We use Sentry to capture errors that occur across the entire stack. While we should monitor our production instances most closely, we should also keep an eye out on staging instances for new issues exposed by QA. While there are many projects in the FxA group on Sentry and it’s always helpful to poke through more than what’s listed here, we generally check the following deployments:

fxa-auth-prod (FxA and SubPlat)
fxa-content-server-prod (FxA - this covers fxa-content-server and fxa-settings)
fxa-graphql-prod (FxA)
fxa-content-client-prod (FxA)
fxa-payments-prod (SubPlat)

When you’re looking at new issues, check that there’s not already a comment or linked issue that might give you more context for it. If there’s discussion in the triage meeting, consider leaving a comment on the issue in Sentry.

Sometimes, errors come up that seem unlikely to come up again or that we’d want to look at later if it persists. You can check “ignore until...” and choose an appropriate option. If you notice a new problem since a previous deployment or an issue that affects a lot of users through a lot of events, it’s very likely worth filing an issue for. You can file an issue directly from Sentry via the menu on the right-hand side.

If you’re triaging Sentry by yourself and aren’t sure about an issue, feel free to ask the team, and/or go ahead and file an issue for it. It’s fine to timebox yourself, though, there’s a lot of issues that come in and we only have so much time to evaluate and fix issues.

Grafana

See the Rolodex for a general overview of dashboards with descriptions.

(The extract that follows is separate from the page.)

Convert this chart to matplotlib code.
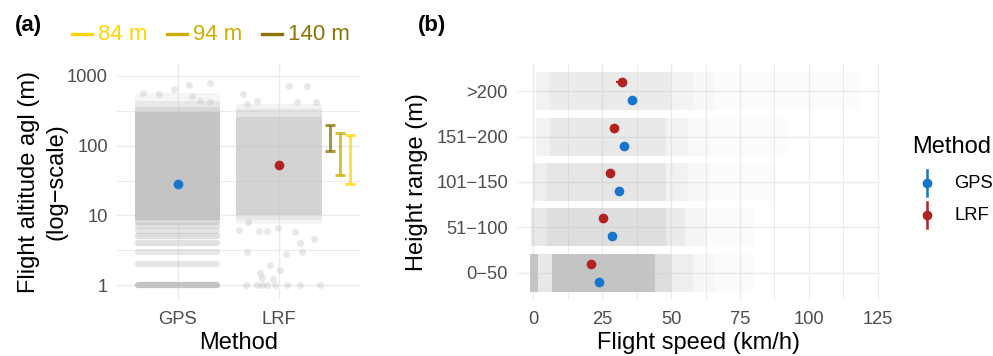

The main dashboards that should be reviewed regularly by the Fxa triage owner are:

By default, the timespan shown in dashboards is quite short - changing to a longer view may help spot trends and abnormalities. If you learn any useful information that may help future triage owners, consider adding notes in the dashboard/chart description. Conversations in Slack are deleted after 6 months, so this may not be a good place to document critical information.

SubPlat observes the following Grafana dashboards (see links under Resources/Triage within the SubPlat Weekly Check-in doc attached to the calendar event 'SubPlat Team & Triage Weekly'):

Auth Server (Subscription Platform section)
Event Broker
- If there is any unusual activity, identify the relying parties by looking up the IDs in FxA Admin Panel and inform both teams in the fxa-team channel
Payments Server
- Keep an eye on check-ins in PayPal Processor Cron Job

Bugzilla (FxA only)

warning

Some longstanding bugzilla bugs have other dependencies. Exercise some restraint commenting on particularly old bugs as there are likely other considerations at play. Ask your manager if unsure.

There is no longer much activity in our Bugzilla component so this won't take long. Check Bugzilla Cloud Services FxA and check out the newest issues, as well as the newest with activity by clicking on “Updated on.” Look at new issues filed, but also check if you can mark previous issues as “resolved”.

If a Bugzilla bug includes a user's email address or any PII (personal identifiable information) in the bug description, then do the following:

Click the “edit bug” button
Scroll down to “Security (public)”
Check the box "Confidential Mozilla Employee Bug (non-security)" and save

This is to protect their email address from being on a publicly accessible link and users will be able to see their own issues even if they’re marked confidential.

tip

Bugzilla used to be the suggested route for people needing support (e.g. they were locked out of their account). We still occasionally get these issues filed in bugzilla. Please add a comment asking them to contact support@mozilla.com and resolving the bug.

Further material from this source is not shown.